Almine Rech Bruxelles est heureuse de présenter Other Earths, la première exposition personnelle d'Aaron Johnson à la galerie.
L'allégorie et le grotesque, l'humour et l'ésotérisme animent les peintures d'Aaron Johnson, dont le nouveau corpus d’œuvres oscille entre la scène de genre, le portrait et la peinture de paysage. Other Earths se compose de cinq grandes toiles et d'un ensemble de petits formats aux couleurs vives, peuplés d'une foule de personnages imaginaires et de figures monstrueuses.
La nature lumineuse, fluide et hétéroclite de la peinture d'Aaron Johnson tient avant tout au processus de création singulier conduisant chacune de ses œuvres, processus hérité du Color Field Stain Painting inventé par Helen Frankenthaler et poursuivi par Morris Louis, artistes emblématiques de l'Expressionnisme Abstrait américain. Dans un premier temps, dans son atelier, le New-Yorkais dispose en effet ses toiles vierges au sol, peint quelques motifs avant d'y laisser couler, en plusieurs endroits, de la peinture très diluée, fluide à l'excès et aux différentes tonalités chromatiques ; puis laisse les lois de la chimie et de la physique faire leur travail. Aaron Johnson débute alors son travail d'improvisation, durant lequel lâcher-prise et instantanéité sont les maîtres-mots. Car les choix et les gestes de l'artiste vont répondre au mouvement aléatoire de la matière diluée, à ses accidents imprévisibles, les prolonger et adapter la composition au fil des morphoses et dégradés successifs, de l'apparition et de la disparition de figures et de motifs.
Aaron Johnson accroche ensuite sa toile au mur pour produire d'autres formes, pures et aux contours nets, des aplats colorés minimalistes et un certain nombre de détails minutieux. Les contrastes, saisissants, entre l'aspect vibrant, organique, engendré par les coulées de peinture, et l'économie formelle de cette seconde phase du processus, témoignent d'un talent de coloriste hors pair. En multipliant les strates picturales, la peinture d'Aaron Johnson fait en outre entrer la figuration et l'abstraction dans une dynamique de résonance, ces personnages s'apparentant souvent à des abstractions, à des présences angéliques ou fantomatiques.
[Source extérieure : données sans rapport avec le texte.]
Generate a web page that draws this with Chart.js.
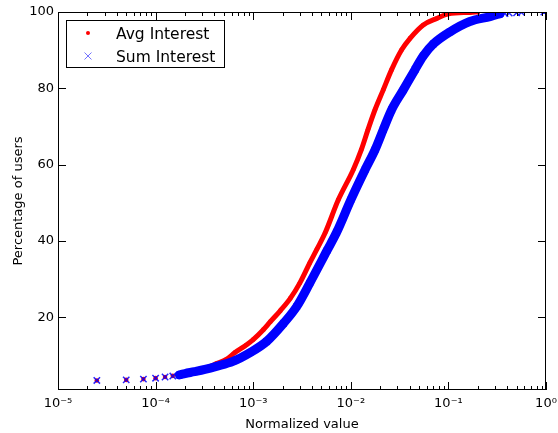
<!DOCTYPE html>
<html>
<head>
<meta charset="utf-8">
<script src="https://cdn.jsdelivr.net/npm/chart.js@4.4.1/dist/chart.umd.min.js"></script>
<style>
html,body{margin:0;padding:0;background:#fff;}
canvas{display:block;}
</style>
</head>
<body>
<canvas id="c" width="558" height="433"></canvas>
<script>
// ---- data ----
const seriesNames = ['Avg Interest', 'Sum Interest'];

const avgX = [2.5e-5, 5e-5, 7.5e-5, 1e-4, 1.25e-4, 1.5e-4, 1.75e-4, 2e-4, 2.4e-4, 2.85e-4,
  3.35e-4, 4.2e-4, 5.3e-4, 6.5e-4, 8.5e-4, 1.0e-3, 1.27e-3, 1.5e-3, 1.9e-3, 2.4e-3,
  3.0e-3, 3.8e-3, 4.5e-3, 5.45e-3, 7.45e-3, 1.06e-2, 1.28e-2, 1.50e-2, 1.77e-2, 2.15e-2,
  2.62e-2, 3.32e-2, 4.05e-2, 5.53e-2, 7.59e-2, 0.1, 0.166, 0.2];
const avgY = [3.5, 3.65, 3.85, 4.1, 4.4, 4.7, 5.0, 5.35, 5.85, 6.3,
  6.8, 7.9, 9.0, 10.8, 12.8, 14.2, 16.8, 18.9, 21.8, 25.0,
  29.0, 34.3, 37.9, 42.1, 50.8, 58.7, 63.9, 69.2, 74.4, 79.6,
  84.9, 90.1, 93.1, 96.6, 98.3, 99.5, 99.9, 100];

const sumX = [2.5e-5, 5e-5, 7.5e-5, 1e-4, 1.25e-4, 1.5e-4, 1.75e-4, 2e-4, 2.5e-4, 3.2e-4,
  4.2e-4, 6.2e-4, 9.3e-4, 1.37e-3, 2.05e-3, 2.8e-3, 3.8e-3, 5.7e-3, 7.16e-3, 1.0e-2,
  1.40e-2, 1.77e-2, 2.15e-2, 2.62e-2, 3.45e-2, 4.55e-2, 5.53e-2, 7.0e-2, 0.104, 0.166,
  0.267, 0.338, 0.38, 0.42, 0.5, 0.56, 0.95];
const sumY = [3.5, 3.65, 3.85, 4.1, 4.4, 4.65, 4.95, 5.3, 5.8, 6.4,
  7.2, 8.5, 10.8, 13.7, 18.5, 22.9, 29.0, 37.5, 42.3, 50.8,
  58.7, 63.9, 69.2, 74.4, 79.6, 84.9, 88.5, 91.6, 94.8, 97.5,
  98.8, 99.5, 99.6, 99.7, 99.8, 99.9, 100];

const xTickValues = [1e-5, 1e-4, 1e-3, 1e-2, 1e-1, 1];
const xTickLabels = ['10\u207B\u2075', '10\u207B\u2074', '10\u207B\u00B3', '10\u207B\u00B2', '10\u207B\u00B9', '10\u2070'];
const yTickValues = [20, 40, 60, 80, 100];
const minorMults = [2, 3, 4, 5, 6, 7, 8, 9];

const FONT = 'DejaVu Sans';
const RED = 'rgb(255,0,0)';
const BLUE = 'rgb(0,0,255)';
const TRANSPARENT = 'rgba(0,0,0,0)';

const avgData = avgX.map((v, i) => ({x: v, y: avgY[i]}));
const sumData = sumX.map((v, i) => ({x: v, y: sumY[i]}));

// ticks (inward, all four sides), frame and legend
const decoration = {
  id: 'decoration',
  afterDatasetsDraw(chart) {
    const {ctx, chartArea: a, scales: {x, y}} = chart;
    ctx.save();
    ctx.strokeStyle = '#000';
    ctx.lineWidth = 1;
    ctx.beginPath();
    xTickValues.forEach((v, i) => {
      const px = Math.round(x.getPixelForValue(v)) + 0.5;
      ctx.moveTo(px, a.bottom); ctx.lineTo(px, a.bottom - 8);
      ctx.moveTo(px, a.top); ctx.lineTo(px, a.top + 8);
      if (i < xTickValues.length - 1) {
        minorMults.forEach(m => {
          const q = Math.round(x.getPixelForValue(v * m)) + 0.5;
          ctx.moveTo(q, a.bottom); ctx.lineTo(q, a.bottom - 4);
          ctx.moveTo(q, a.top); ctx.lineTo(q, a.top + 4);
        });
      }
    });
    yTickValues.forEach(v => {
      const py = Math.round(y.getPixelForValue(v)) + 0.5;
      ctx.moveTo(a.left, py); ctx.lineTo(a.left + 8, py);
      ctx.moveTo(a.right, py); ctx.lineTo(a.right - 8, py);
    });
    ctx.stroke();
    ctx.strokeRect(Math.round(a.left) + 0.5, Math.round(a.top) + 0.5,
      Math.round(a.right - a.left) - 1, Math.round(a.bottom - a.top) - 1);

    // legend
    const lx = Math.round(a.left) + 8, ly = Math.round(a.top) + 8, lw = 158, lh = 47;
    ctx.fillStyle = '#fff';
    ctx.fillRect(lx, ly, lw, lh);
    ctx.strokeRect(lx + 0.5, ly + 0.5, lw, lh);
    const mx = lx + 22;
    const r1 = ly + 13, r2 = ly + 36;
    ctx.fillStyle = RED;
    ctx.beginPath(); ctx.arc(mx, r1, 2, 0, Math.PI * 2); ctx.fill();
    ctx.strokeStyle = 'rgba(0,0,255,0.55)';
    ctx.lineWidth = 1;
    ctx.beginPath();
    ctx.moveTo(mx - 3.5, r2 - 3.5); ctx.lineTo(mx + 3.5, r2 + 3.5);
    ctx.moveTo(mx + 3.5, r2 - 3.5); ctx.lineTo(mx - 3.5, r2 + 3.5);
    ctx.stroke();
    ctx.fillStyle = '#000';
    ctx.font = '15.5px "' + FONT + '"';
    ctx.textBaseline = 'alphabetic';
    ctx.textAlign = 'left';
    ctx.fillText(seriesNames[0], lx + 50, r1 + 6);
    ctx.fillText(seriesNames[1], lx + 50, r2 + 6);
    ctx.restore();
  }
};

new Chart(document.getElementById('c'), {
  type: 'scatter',
  data: {
    datasets: [
      {
        label: seriesNames[1],
        data: sumData,
        order: 0,
        showLine: true,
        cubicInterpolationMode: 'monotone',
        borderColor: BLUE,
        borderWidth: 9,
        borderJoinStyle: 'round',
        borderCapStyle: 'round',
        pointStyle: 'crossRot',
        pointRadius: 4.5,
        pointBorderWidth: 1.5,
        pointBorderColor: 'rgba(0,0,255,0.85)',
        pointBackgroundColor: 'rgba(0,0,255,0.85)',
        segment: {
          borderColor: c => (c.p0.parsed.x < 1.7e-4 || c.p0.parsed.x >= 0.33) ? TRANSPARENT : undefined
        }
      },
      {
        label: seriesNames[0],
        data: avgData,
        order: 1,
        showLine: true,
        cubicInterpolationMode: 'monotone',
        borderColor: RED,
        borderWidth: 5,
        borderJoinStyle: 'round',
        borderCapStyle: 'round',
        pointStyle: 'circle',
        pointRadius: 2.3,
        pointBorderWidth: 0,
        pointBackgroundColor: RED,
        segment: {
          borderColor: c => (c.p0.parsed.x < 1.7e-4) ? TRANSPARENT : undefined
        }
      }
    ]
  },
  options: {
    responsive: false,
    animation: false,
    layout: {padding: {top: 12, right: 12, left: 0, bottom: 0}},
    plugins: {
      legend: {display: false},
      tooltip: {enabled: false}
    },
    scales: {
      x: {
        type: 'logarithmic',
        position: 'bottom',
        min: 1e-5,
        max: 1,
        grid: {display: false, drawTicks: false},
        border: {display: false},
        afterBuildTicks: s => { s.ticks = xTickValues.map(v => ({value: v})); },
        afterFit: s => { s.height = 43; s.paddingLeft = 0; s.paddingRight = 0; },
        ticks: {
          autoSkip: false,
          maxRotation: 0,
          padding: 6,
          color: '#000',
          font: {family: FONT, size: 13},
          callback: (v, i) => xTickLabels[i]
        },
        title: {
          display: true,
          text: 'Normalized value',
          color: '#000',
          font: {family: FONT, size: 13},
          padding: {top: 0, bottom: 1}
        }
      },
      y: {
        type: 'linear',
        position: 'left',
        min: 1,
        max: 100,
        grid: {display: false, drawTicks: false},
        border: {display: false},
        afterBuildTicks: s => { s.ticks = yTickValues.map(v => ({value: v})); },
        afterFit: s => { s.width = 58; s.paddingTop = 0; s.paddingBottom = 0; },
        ticks: {
          padding: 4,
          color: '#000',
          font: {family: FONT, size: 13}
        },
        title: {
          display: true,
          text: 'Percentage of users',
          color: '#000',
          font: {family: FONT, size: 13},
          padding: {top: 10.5, bottom: 0}
        }
      }
    }
  },
  plugins: [decoration]
});
</script>
</body>
</html>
Le grotesque, capital dans l’œuvre d'Aaron Johnson, se nourrit d'un spectre d'influences historiques large allant du Goya du Sabbat des sorcières, pour exemple, à la satire sociale acide d'un James Ensor, des scènes de rues bondées expressionnistes de Kirchner à la figuration débridée et fantasque d'un Peter Saul. Dans ses all-over de personnages, Aaron Johnson rassemble des êtres dotés de trois yeux, comme sortis de l'iconographie bouddhiste ou tibétaine, des créatures à mi-chemin entre le monstrueux et le comique, des amants s’enlaçant sous un ciel en feu, des couples semblant communiquer par télépathie devant un paysage de montagne multicolore, ou encore des faucons dont le vol prend valeur d'allégorie du passage du monde terrestre au monde spirituel. Plongés dans des paysages psychédéliques, les êtres d'Aaron Johnson sont interconnectés, fusionnent les uns avec les autres, se confondent avec le paysage et le cosmos et sont les témoins de l'existence possible d'autres mondes. Aaron Johnson construit ainsi une peinture à la narration débordante, habitée par le métaphysique et l'ésotérisme, où l'humour n'est jamais très loin.
Chez Aaron Johnson, ce mysticisme délibérément halluciné s'accompagne toujours, en réalité, de la quête d'un meilleur vivre-ensemble, dont il est finalement l'allégorie. Une quête qui, souligne-t-il, s'ancre par ailleurs dans la réalité de notre monde contemporain, perturbé par les crises politiques et environnementales, profondément transformé par la pandémie que nous connaissons, faisant naître un besoin prégnant d'« être ensemble ». Dans sa peinture-monde où coexistent le chimérique, le chaos et la conscience collective, où la peinture elle-même occupe le premier rôle, Aaron Johnson invente une alchimie humaniste flamboyante.